**Stated task**
Everything from the first line down to the line containing "minimum width=220pt, minimum" is to be retyped exactly, both ends included, with pictures left out.

**Dataset entries**
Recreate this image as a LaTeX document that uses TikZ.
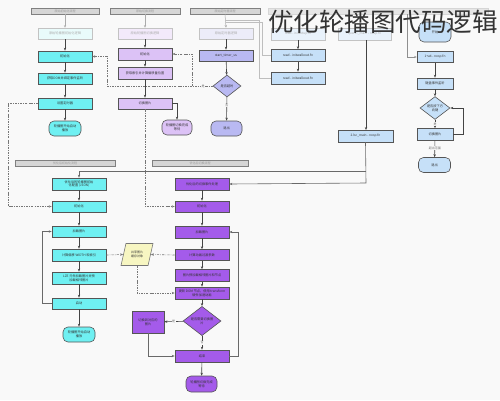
\documentclass[tikz,border=0pt]{standalone}
\usepackage{fontspec}
\setmainfont{Noto Sans CJK SC}
\usetikzlibrary{arrows.meta,shapes.geometric}
\definecolor{bgc}{HTML}{F9F9F9}
\definecolor{bdr}{HTML}{555555}
\definecolor{txt}{HTML}{333333}
\definecolor{lnc}{HTML}{444444}
\definecolor{dshc}{HTML}{777777}
\definecolor{cyanA}{HTML}{6FF0F2}
\definecolor{cyanF}{HTML}{E9FBFB}
\definecolor{purA}{HTML}{DCC2F6}
\definecolor{purF}{HTML}{F3EAFB}
\definecolor{perA}{HTML}{B9B9F2}
\definecolor{perF}{HTML}{ECECF9}
\definecolor{bluA}{HTML}{C6E0F8}
\definecolor{bluF}{HTML}{E9F2FB}
\definecolor{vioA}{HTML}{A45BEA}
\definecolor{yelA}{HTML}{F7F6C2}
\definecolor{hdr}{HTML}{D6D6D6}
\tikzset{
  base/.style={draw=bdr, line width=0.6pt, font=\fontsize{3.2}{3.9}\selectfont, text=txt, align=center, inner sep=0.5pt},
  bx/.style={base, rectangle, minimum width=54pt, minimum height=11pt},
  fd/.style={bx, draw=bdr!35, text=txt!40},
  term/.style={base, rectangle, rounded corners=5pt, minimum width=32pt, minimum height=15pt},
  dia/.style={base, diamond, inner sep=0pt},
  hbar/.style={draw=hdr!60!black, fill=hdr, line width=0.5pt, font=\fontsize{3}{3.5}\selectfont, text=txt!50, inner sep=0pt},
  arr/.style={-{Stealth[length=3pt,width=2.4pt]}, draw=lnc, line width=0.6pt},
  garr/.style={-{Stealth[length=2.6pt,width=2.2pt]}, draw=lnc!45, line width=0.5pt},
  gln/.style={draw=lnc!35, line width=0.5pt},
  dsh/.style={arr, draw=dshc, dash pattern=on 2.2pt off 1.2pt on 0.6pt off 1.2pt},
  lbl/.style={fill=bgc, inner sep=0.4pt, font=\fontsize{3}{3.5}\selectfont, text=txt!70},
}
\begin{document}
\begin{tikzpicture}[x=1pt,y=-1pt]
\useasboundingbox (0,0) rectangle (500,400);
\fill[bgc] (0,0) rectangle (500,400);

% top header bars
\node[hbar, minimum width=68pt, minimum height=6pt] (h1) at (65,11) {原始初始化流程};
\node[hbar, minimum width=70pt, minimum height=6pt] (h2) at (145,11) {原始切换流程};
\node[hbar, minimum width=70pt, minimum height=6pt] (h3) at (225,11) {原始定时器流程};
\node[hbar, minimum width=220pt, minimum height=6pt, fill=hdr!60, draw=hdr] (h4) at (378,11) {};

% ---------- column 1 (upper) ----------
\node[fd, fill=cyanF] (u1a) at (65,33.5) {原始轮播图初始化逻辑};
\node[bx, fill=cyanA] (u1b) at (65,56.5) {初始化};
\node[bx, fill=cyanA] (u1c) at (65,78.5) {获取DOM并绑定事件监听};
\node[bx, fill=cyanA] (u1d) at (65,103.5) {设置定时器};
\node[term, fill=cyanA] (u1e) at (65,128.5) {轮播图开始自动\\播放};
\draw[garr] (h1.south) -- (u1a.north);
\draw[arr] (u1a) -- (u1b);
\draw[arr] (u1b) -- (u1c);
\draw[arr] (u1c) -- (u1d);
\draw[arr] (u1d) -- (u1e);

% ---------- column 2 (upper) ----------
\node[fd, fill=purF] (u2a) at (145,33.5) {原始轮播图切换逻辑};
\node[bx, fill=purA, minimum height=12pt] (u2b) at (145,54) {初始化};
\node[bx, fill=purA, minimum height=12pt] (u2c) at (145,73) {获取索引并计算偏移量位置};
\node[bx, fill=purA] (u2d) at (145,103.5) {切换图片};
\node[term, fill=purA, minimum width=30pt] (u2e) at (177,127.5) {轮播图切换完成\\等待};
\draw[garr] (h2.south) -- (u2a.north);
\draw[arr] (u2a) -- (u2b);
\draw[arr] (u2b) -- (u2c);
\draw[arr] (u2c) -- (u2d);
\draw[arr] (u2d.east) -| (u2e.north);

% ---------- column 3 (upper) ----------
\node[fd, fill=perF] (u3a) at (226,33.5) {原始定时器逻辑};
\node[bx, fill=perA] (u3b) at (226,55.5) {start\_timer\_us};
\node[dia, fill=perA, minimum width=28pt, minimum height=22pt] (u3d) at (227,86) {是否超时};
\node[term, fill=perA, minimum width=31pt] (u3e) at (226.5,128.5) {退出};
\draw[garr] (h3.south) -- (u3a.north);
\draw[arr] (u3a) -- (u3b);
\draw[arr] (u3b) -- (u3d);
\draw[arr] (u3d) -- node[lbl, pos=0.35] {否} (u3e);
\coordinate (j1) at (192,86);
\draw[dsh] (u3d.west) -- (107,86) |- (u1b.east);
\draw[dsh] (j1) |- (u2b.east);
\node[lbl] at (203,86) {是};

% ---------- column 4 (read nodes) ----------
\node[fd, fill=bluF, minimum height=12pt] (u4a) at (298,34) {read - initsetup.fn};
\node[bx, fill=bluA, minimum height=12pt] (u4b) at (298,55.5) {read - initwalkout.fn};
\node[bx, fill=bluA, minimum height=12pt] (u4c) at (298,78) {read - initwalkout.fn};
\draw[arr] (u4a) -- (u4b);
\draw[arr] (u4b) -- (u4c);
\coordinate (g0) at (226,20);
\draw[gln] (g0) -- (259,20) |- (u4c.west);
\draw[gln] (262,22) |- (u4b.west);
\draw[gln] (226,22) -- (262,22);

% ---------- column 6 (main) ----------
\node[fd, fill=bluF, minimum width=53pt, minimum height=12pt] (u6a) at (364.5,34) {quartT\_main - nosp.fn};
\node[bx, fill=bluA, minimum width=55pt, minimum height=12pt] (n6) at (365.5,136) {2.lsc\_main - nosp.fn};
\draw[arr] (366,40) -- (366,130);

% ---------- column 5 (right) ----------
\node[term, fill=bluA, minimum width=32pt, minimum height=20pt] (u5a) at (435,32) {开始};
\node[bx, fill=bluA, minimum width=36pt] (u5b) at (435,57) {1+a4 - nosp.fn};
\node[bx, fill=bluA, minimum width=36pt] (u5c) at (435,83.5) {键盘事件监听};
\node[dia, fill=bluA, minimum width=30pt, minimum height=22pt] (u5d) at (435,108) {是否按下方\\向键};
\node[bx, fill=bluA, minimum width=36pt, minimum height=12pt] (u5e) at (435,134.5) {切换图片};
\node[term, fill=bluA, minimum width=32pt] (u5f) at (434.5,165) {退出};
\draw[gln, -{Stealth[length=2.6pt,width=2.2pt]}, draw=lnc!60] (407,14) |- (u5b.west);
\draw[arr] (u5b) -- (u5c);
\draw[arr] (u5c) -- (u5d);
\draw[arr] (u5d) -- node[lbl] {是} (u5e);
\draw[arr] (u5e) -- node[lbl, pos=0.45] {超出范围} (u5f);
\draw[arr] (u5e.east) -- (463,134.5) |- (u5d.east);

% ---------- middle headers ----------
\node[hbar, minimum width=100pt, minimum height=6pt] (m1) at (65,163) {优化后初始化流程};
\node[hbar, minimum width=96pt, minimum height=6pt] (m2) at (200,163) {优化后切换流程};

% ---------- lower cyan column ----------
\node[bx, fill=cyanA, minimum height=12pt] (l1a) at (79,184) {优化后的轮播图初始\\化配置 (JSON)};
\node[bx, fill=cyanA] (l1b) at (79,206.5) {初始化};
\node[bx, fill=cyanA] (l1c) at (79,231.5) {加载图片};
\node[bx, fill=cyanA, minimum height=12pt] (l1d) at (79,255) {计算偏移 WIDTH 和索引};
\node[bx, fill=cyanA, minimum height=12pt] (l1e) at (79,278) {LZE 元件加载图片并预\\加载相邻图片};
\node[bx, fill=cyanA] (l1f) at (79,303.5) {启动};
\node[term, fill=cyanA] (l1g) at (79,334.5) {轮播图开始自动\\播放};
\draw[arr] (l1a) -- (l1b);
\draw[arr] (l1b) -- (l1c);
\draw[arr] (l1c) -- (l1d);
\draw[arr] (l1d) -- (l1e);
\draw[arr] (l1e) -- (l1f);
\draw[arr] (l1f) -- (l1g);
\draw[arr, draw=lnc!80] (l1f.west) -- (42,303.5) |- (l1c.west);
\draw[dsh] (u1d.west) -- (8,103.5) |- (l1b.west);

% ---------- lower purple column ----------
\node[bx, fill=vioA, minimum height=12pt] (l2a) at (202,184) {优化后的切换事件处理};
\node[bx, fill=vioA] (l2b) at (202,206.5) {初始化};
\node[bx, fill=vioA, minimum height=12pt] (l2c) at (202,232) {加载图片};
\node[bx, fill=vioA] (l2d) at (202,255) {计算动画过渡参数};
\node[bx, fill=vioA, minimum height=12pt] (l2e) at (202,275.5) {图片预加载相邻图片和节点};
\node[bx, fill=vioA, minimum height=12pt] (l2f) at (202,293) {更新 DOM 节点，使用 transform\\硬件加速动画};
\node[dia, fill=vioA, minimum width=38pt, minimum height=24pt] (l2g) at (202,321) {是否需要切换图\\片};
\node[base, rectangle, fill=vioA, minimum width=32pt, minimum height=22pt] (l2h) at (148,322) {切换到对应的\\图片};
\node[bx, fill=vioA, minimum height=12pt] (l2i) at (202,356) {结束};
\node[term, fill=vioA, minimum width=31pt, minimum height=16pt] (l2j) at (201.5,384) {轮播图切换完成\\等待};
\draw[arr] (l2a) -- (l2b);
\draw[arr] (l2b) -- (l2c);
\draw[arr] (l2c) -- (l2d);
\draw[arr] (l2d) -- (l2e);
\draw[arr] (l2e) -- (l2f);
\draw[arr] (l2f) -- (l2g);
\draw[arr] (l2g) -- node[lbl] {是} (l2h);
\draw[arr] (l2g) -- node[lbl] {否} (l2i);
\draw[arr, draw=lnc!80] (l2h.south) |- (l2i.west);
\draw[arr, draw=lnc!80] (l2i.east) -- (238,356) |- (l2c.east);
\draw[arr] (l2i) -- (l2j);
\draw[dsh] (u2d.south) |- (l2b.west);

% main line from n6
\draw[arr, draw=lnc!80] (n6.south) -- (366,183) -- (l2a.east);
\draw[arr, draw=lnc!80] (366,171) -| (l1a.north);

% ---------- parallelogram ----------
\node[base, trapezium, trapezium left angle=70, trapezium right angle=110, trapezium stretches=true, fill=yelA, draw=bdr!80, minimum width=32pt, minimum height=22pt, inner xsep=0pt, font=\fontsize{3}{3.6}\selectfont] (pa) at (137,254.5) {共享图片\\缓存对象};
\draw[dsh] (l1d.east) -- (pa.west);
\draw[dsh] (l2d.west) -- (pa.east);
\draw[dsh] (pa.south) |- (l2f.west);

% ---------- title ----------
\node[anchor=base east, inner sep=0pt, font=\fontsize{25.5}{26}\selectfont, text=txt] (title) at (498,31) {优化轮播图代码逻辑};
\end{tikzpicture}
\end{document}
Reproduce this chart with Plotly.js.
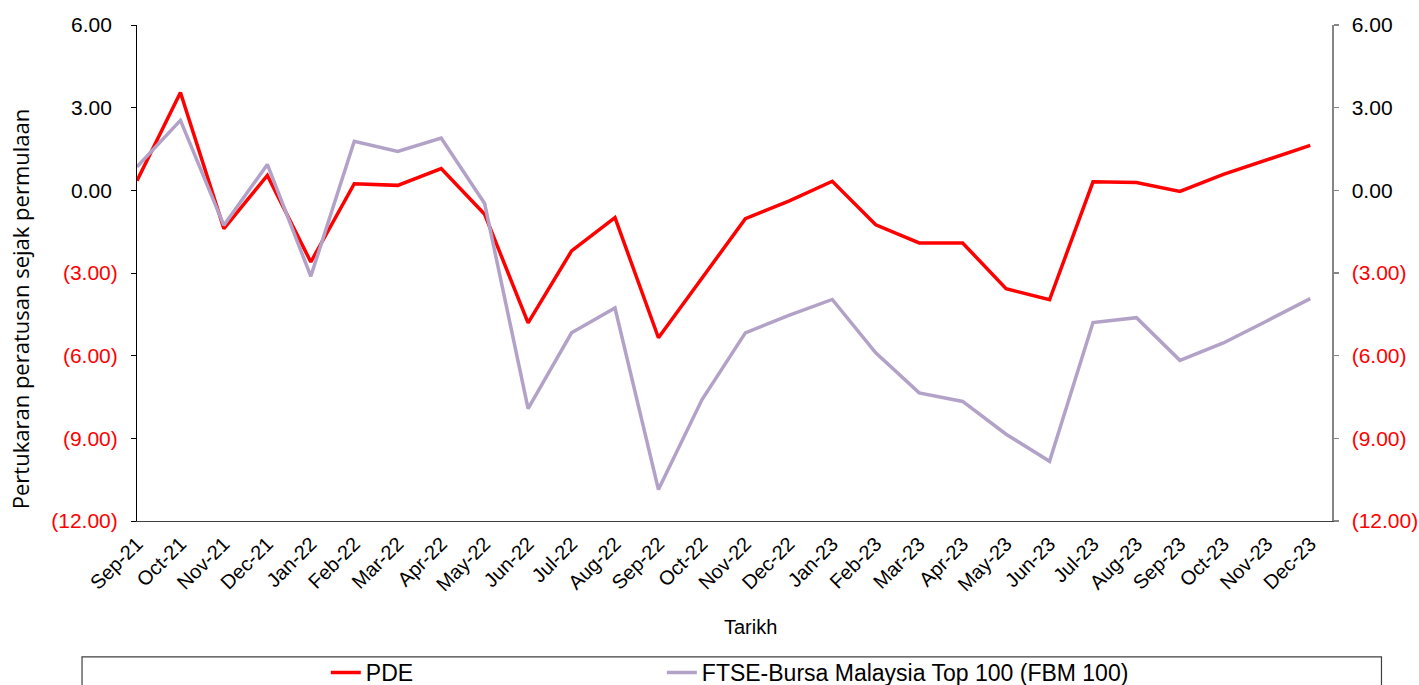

**Problem solution**
Recreate this image as a LaTeX document that uses TikZ.
\documentclass[tikz,border=0pt]{standalone}
\usepackage{fontspec}
\setmainfont{Noto Sans CJK SC}
\usetikzlibrary{arrows.meta,shapes.geometric}
\definecolor{bgc}{HTML}{F9F9F9}
\definecolor{bdr}{HTML}{555555}
\definecolor{txt}{HTML}{333333}
\definecolor{lnc}{HTML}{444444}
\definecolor{dshc}{HTML}{777777}
\definecolor{cyanA}{HTML}{6FF0F2}
\definecolor{cyanF}{HTML}{E9FBFB}
\definecolor{purA}{HTML}{DCC2F6}
\definecolor{purF}{HTML}{F3EAFB}
\definecolor{perA}{HTML}{B9B9F2}
\definecolor{perF}{HTML}{ECECF9}
\definecolor{bluA}{HTML}{C6E0F8}
\definecolor{bluF}{HTML}{E9F2FB}
\definecolor{vioA}{HTML}{A45BEA}
\definecolor{yelA}{HTML}{F7F6C2}
\definecolor{hdr}{HTML}{D6D6D6}
\tikzset{
  base/.style={draw=bdr, line width=0.6pt, font=\fontsize{3.2}{3.9}\selectfont, text=txt, align=center, inner sep=0.5pt},
  bx/.style={base, rectangle, minimum width=54pt, minimum height=11pt},
  fd/.style={bx, draw=bdr!35, text=txt!40},
  term/.style={base, rectangle, rounded corners=5pt, minimum width=32pt, minimum height=15pt},
  dia/.style={base, diamond, inner sep=0pt},
  hbar/.style={draw=hdr!60!black, fill=hdr, line width=0.5pt, font=\fontsize{3}{3.5}\selectfont, text=txt!50, inner sep=0pt},
  arr/.style={-{Stealth[length=3pt,width=2.4pt]}, draw=lnc, line width=0.6pt},
  garr/.style={-{Stealth[length=2.6pt,width=2.2pt]}, draw=lnc!45, line width=0.5pt},
  gln/.style={draw=lnc!35, line width=0.5pt},
  dsh/.style={arr, draw=dshc, dash pattern=on 2.2pt off 1.2pt on 0.6pt off 1.2pt},
  lbl/.style={fill=bgc, inner sep=0.4pt, font=\fontsize{3}{3.5}\selectfont, text=txt!70},
}
\begin{document}
\begin{tikzpicture}[x=1pt,y=-1pt]
\useasboundingbox (0,0) rectangle (500,400);
\fill[bgc] (0,0) rectangle (500,400);

% top header bars
\node[hbar, minimum width=68pt, minimum height=6pt] (h1) at (65,11) {原始初始化流程};
\node[hbar, minimum width=70pt, minimum height=6pt] (h2) at (145,11) {原始切换流程};
\node[hbar, minimum width=70pt, minimum height=6pt] (h3) at (225,11) {原始定时器流程};
\node[hbar, minimum width=220pt, minimum height=6pt, fill=hdr!60, draw=hdr] (h4) at (378,11) {};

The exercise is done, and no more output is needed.